Bitwise Chief Investment Officer Matt Hougan stated in an article titled “A Weekend That Changed Finance” that during the U.S.-Iran strikes, while major global exchanges were closed, Hyperliquid became the center for trading real-world assets like crude oil and tokenized gold. He significantly revised his timeline for traditional finance (TradFi) shifting onto the blockchain.
The U.S.-Iran actions began around 3:30 a.m. UTC on Saturday, coinciding with the full closure of stock exchanges in the U.S., Europe, and Asia. During this window when traditional financial systems were completely halted, crypto platforms like Hyperliquid became the only channels for global investors to manage risk.
Hougan pointed out that over the weekend, Hyperliquid’s trading volume exceeded $11.5 billion; Tether’s tokenized gold product Tether Gold (XAUt) saw 24-hour trading surge past $300 million; and trading volumes in prediction markets like Kalshi and Polymarket also increased.
More symbolically, Bloomberg cited Hyperliquid crude oil contracts as the “most relevant price” in their coverage of the explosion event—mainstream financial media are beginning to view on-chain derivatives as more timely price discovery tools than traditional markets.
Hougan said he previously expected it would take 5 to 10 years for TradFi to move onto the blockchain, but this weekend changed his mind: “This weekend proved I was wrong. I now believe it will happen much faster than I imagined.” He added that blockchain’s 24/7 trading channels make “stock exchanges and T+1 settlement seem outdated.”
Hougan noted that hedge funds, banks, and other institutional investors seeking “competitive trading” currently have no choice but to set up stablecoin wallets and learn how to trade on platforms like Hyperliquid. This indicates that TradFi institutions’ participation in on-chain finance is no longer just a strategic choice but a defensive move driven by crisis.

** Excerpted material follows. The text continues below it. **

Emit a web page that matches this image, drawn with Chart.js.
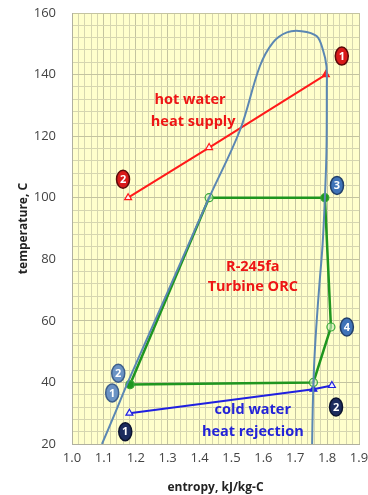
<!DOCTYPE html>
<html>
<head>
<meta charset="utf-8">
<script src="https://cdn.jsdelivr.net/npm/chart.js@4"></script>
<style>
  html, body { margin: 0; padding: 0; background: #fff; }
  #wrap { width: 368px; height: 495px; }
</style>
</head>
<body>
<div id="wrap"><canvas id="myChart" width="368" height="495"></canvas></div>
<script>
// tick labels
const xTicks = [1.0, 1.1, 1.2, 1.3, 1.4, 1.5, 1.6, 1.7, 1.8, 1.9];
const yTicks = [20, 40, 60, 80, 100, 120, 140, 160];

// R-245fa saturation dome (entropy, temperature)
const domeS = [1.094, 1.135, 1.175, 1.26, 1.345, 1.43, 1.527, 1.589, 1.63, 1.674, 1.72, 1.767, 1.787, 1.798, 1.799, 1.798, 1.793, 1.786, 1.776, 1.766, 1.759, 1.755, 1.753];
const domeT = [20, 30, 40, 60, 80, 100, 122, 142.7, 150.4, 153.7, 154.1, 152.5, 148, 142.7, 135, 115, 100, 85, 72, 58, 45, 32, 20];

// hot water heat supply (1 -> 2)
const hotS = [1.796, 1.43, 1.176];
const hotT = [140, 116.3, 100];

// ORC cycle
const orcS = [1.182, 1.43, 1.793, 1.812, 1.757, 1.182];
const orcT = [39.3, 100, 100, 58, 40, 39.3];

// cold water heat rejection (1 -> 2)
const coldS = [1.18, 1.757, 1.815];
const coldT = [30, 37.8, 39];

// numbered state labels
const tagText = ['1', '2', '3', '4', '2', '1', '1', '2'];
const tagS = [1.846, 1.16, 1.831, 1.862, 1.145, 1.126, 1.167, 1.828];
const tagT = [146, 106, 104, 58, 43, 36.6, 24, 32];
const tagKind = ['hot', 'hot', 'orc', 'orc', 'liq', 'liq', 'cold', 'cold'];

// text notes
const noteText = ['hot water', 'heat supply', 'R-245fa', 'Turbine ORC', 'cold water', 'heat rejection'];
const noteS = [1.37, 1.38, 1.567, 1.567, 1.567, 1.567];
const noteT = [131.9, 124.7, 77.6, 71.1, 31.1, 23.9];
const noteKind = ['hot', 'hot', 'hot', 'hot', 'cold', 'cold'];

function pts(xs, ys) {
  return xs.map((x, i) => ({ x: x, y: ys[i] }));
}

const tagColors = {
  hot: ['#d81a1a', '#5a0a0a'],
  orc: ['#3f73b8', '#23406a'],
  liq: ['#6b93c4', '#3d5f8c'],
  cold: ['#1c2c5e', '#0c1430']
};
const noteColors = { hot: '#ee1515', cold: '#2323d8' };

const plotBackground = {
  id: 'plotBackground',
  beforeDraw(chart) {
    const { ctx, chartArea } = chart;
    ctx.save();
    ctx.fillStyle = '#ffffcc';
    ctx.fillRect(chartArea.left, chartArea.top, chartArea.right - chartArea.left, chartArea.bottom - chartArea.top);
    ctx.restore();
  }
};

const notes = {
  id: 'notes',
  afterDatasetsDraw(chart) {
    const ctx = chart.ctx;
    const xs = chart.scales.x, ys = chart.scales.y;
    ctx.save();
    ctx.textAlign = 'center';
    ctx.textBaseline = 'middle';
    ctx.font = 'bold 14.5px "Open Sans"';
    noteText.forEach((t, i) => {
      ctx.fillStyle = noteColors[noteKind[i]];
      ctx.fillText(t, xs.getPixelForValue(noteS[i]), ys.getPixelForValue(noteT[i]));
    });
    ctx.font = 'bold 11px "Open Sans"';
    tagText.forEach((t, i) => {
      const px = xs.getPixelForValue(tagS[i]);
      const py = ys.getPixelForValue(tagT[i]);
      const c = tagColors[tagKind[i]];
      ctx.beginPath();
      ctx.ellipse(px, py, 6.5, 9, 0, 0, Math.PI * 2);
      ctx.fillStyle = c[0];
      ctx.fill();
      ctx.lineWidth = 1.5;
      ctx.strokeStyle = c[1];
      ctx.stroke();
      ctx.fillStyle = '#ffffff';
      ctx.fillText(t, px, py + 0.5);
    });
    ctx.restore();
  }
};

new Chart(document.getElementById('myChart'), {
  type: 'scatter',
  data: {
    datasets: [
      {
        label: 'saturation dome',
        data: pts(domeS, domeT),
        showLine: true,
        borderColor: '#5b87b3',
        borderWidth: 2,
        pointRadius: 0,
        tension: 0.35
      },
      {
        label: 'hot water',
        data: pts(hotS, hotT),
        showLine: true,
        borderColor: '#ff1a1a',
        borderWidth: 2,
        pointStyle: 'triangle',
        pointRadius: 4,
        pointBorderWidth: 1.2,
        pointBorderColor: '#ff1a1a',
        pointBackgroundColor: ['#ff1a1a', '#ffeeee', '#ffeeee']
      },
      {
        label: 'ORC',
        data: pts(orcS, orcT),
        showLine: true,
        borderColor: '#1f961f',
        borderWidth: 2.5,
        pointStyle: 'circle',
        pointRadius: 4,
        pointBorderWidth: 1.2,
        pointBorderColor: '#37a837',
        pointBackgroundColor: ['#1f961f', 'rgba(220,240,200,0.6)', '#1f961f', 'rgba(220,240,200,0.6)', 'rgba(220,240,200,0.6)', '#1f961f']
      },
      {
        label: 'cold water',
        data: pts(coldS, coldT),
        showLine: true,
        borderColor: '#2020e0',
        borderWidth: 2,
        pointStyle: 'triangle',
        pointRadius: 4,
        pointBorderWidth: 1.2,
        pointBorderColor: '#2020e0',
        pointBackgroundColor: ['#eeeeff', '#2020e0', '#eeeeff']
      }
    ]
  },
  options: {
    responsive: false,
    animation: false,
    layout: { padding: { left: 16, top: 13, right: 9, bottom: 0 } },
    plugins: {
      legend: { display: false },
      tooltip: { enabled: false }
    },
    scales: {
      x: {
        type: 'linear',
        min: xTicks[0],
        max: xTicks[xTicks.length - 1],
        afterFit: (scale) => {
          scale.height = 51;
          scale.paddingLeft = 0;
          scale.paddingRight = 0;
        },
        border: { display: true, color: '#b0b0a0', width: 1 },
        grid: {
          drawTicks: false,
          color: (c) => (Math.round(c.tick.value * 100) % 10 === 0 ? '#c4c4a0' : '#d6d6b0'),
          lineWidth: 1
        },
        ticks: {
          stepSize: 0.02,
          autoSkip: false,
          maxRotation: 0,
          padding: 6,
          color: '#444',
          font: { family: 'Open Sans', size: 13 },
          callback: (v) => (Math.round(v * 100) % 10 === 0 ? v.toFixed(1) : '')
        },
        title: {
          display: true,
          text: 'entropy, kJ/kg-C',
          color: '#222',
          font: { family: 'Open Sans', size: 12, weight: 'bold' },
          padding: { top: 0, bottom: 0 }
        }
      },
      y: {
        type: 'linear',
        min: yTicks[0],
        max: yTicks[yTicks.length - 1],
        afterFit: (scale) => {
          scale.width = 56;
          scale.paddingTop = 0;
          scale.paddingBottom = 0;
        },
        border: { display: true, color: '#b0b0a0', width: 1 },
        grid: {
          drawTicks: false,
          color: (c) => (Math.round(c.tick.value) % 20 === 0 ? '#c4c4a0' : '#d6d6b0'),
          lineWidth: 1
        },
        ticks: {
          stepSize: 4,
          autoSkip: false,
          padding: 16,
          color: '#444',
          font: { family: 'Open Sans', size: 13 },
          callback: (v) => (Math.round(v) % 20 === 0 ? String(Math.round(v)) : '')
        },
        title: {
          display: true,
          text: 'temperature, C',
          color: '#222',
          font: { family: 'Open Sans', size: 12, weight: 'bold' },
          padding: { top: 0, bottom: 0 }
        }
      }
    }
  },
  plugins: [plotBackground, notes]
});
</script>
</body>
</html>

The New York Stock Exchange (NYSE) and its parent company Intercontinental Exchange (ICE) announced in January this year plans to implement 24/7 trading and real-time settlement for stocks and ETFs via blockchain trading systems supporting multiple chains and custody functions. However, the launch date, underlying blockchain selection, and permission architecture have not yet been disclosed.
Traditional stock and commodity markets are closed on weekends. When major geopolitical events occur during this period, investors cannot adjust their positions through conventional channels. Crypto platforms operate 24/7, filling this liquidity gap. This weekend’s events serve as the largest “stress test” to date, directly validating the practical utility of on-chain finance during market closures.
Hyperliquid’s trading involves derivatives of oil and gold (such as tokenized gold XAUt), not physical assets directly. Currently, this mainly serves as a supplementary channel for institutions when traditional markets are inaccessible, rather than a complete replacement. True TradFi on-chain transfer requires large-scale tokenization of stocks, bonds, and other traditional assets, along with infrastructure standardization—this still takes time.
If NYSE launches a 24/7 tokenized stock trading platform, it could significantly boost liquidity for traditional assets on-chain and challenge the market position of existing decentralized exchanges like Hyperliquid. The onboarding of substantial institutional capital onto the blockchain could deepen overall market liquidity, marking a key milestone in the mainstream adoption of crypto.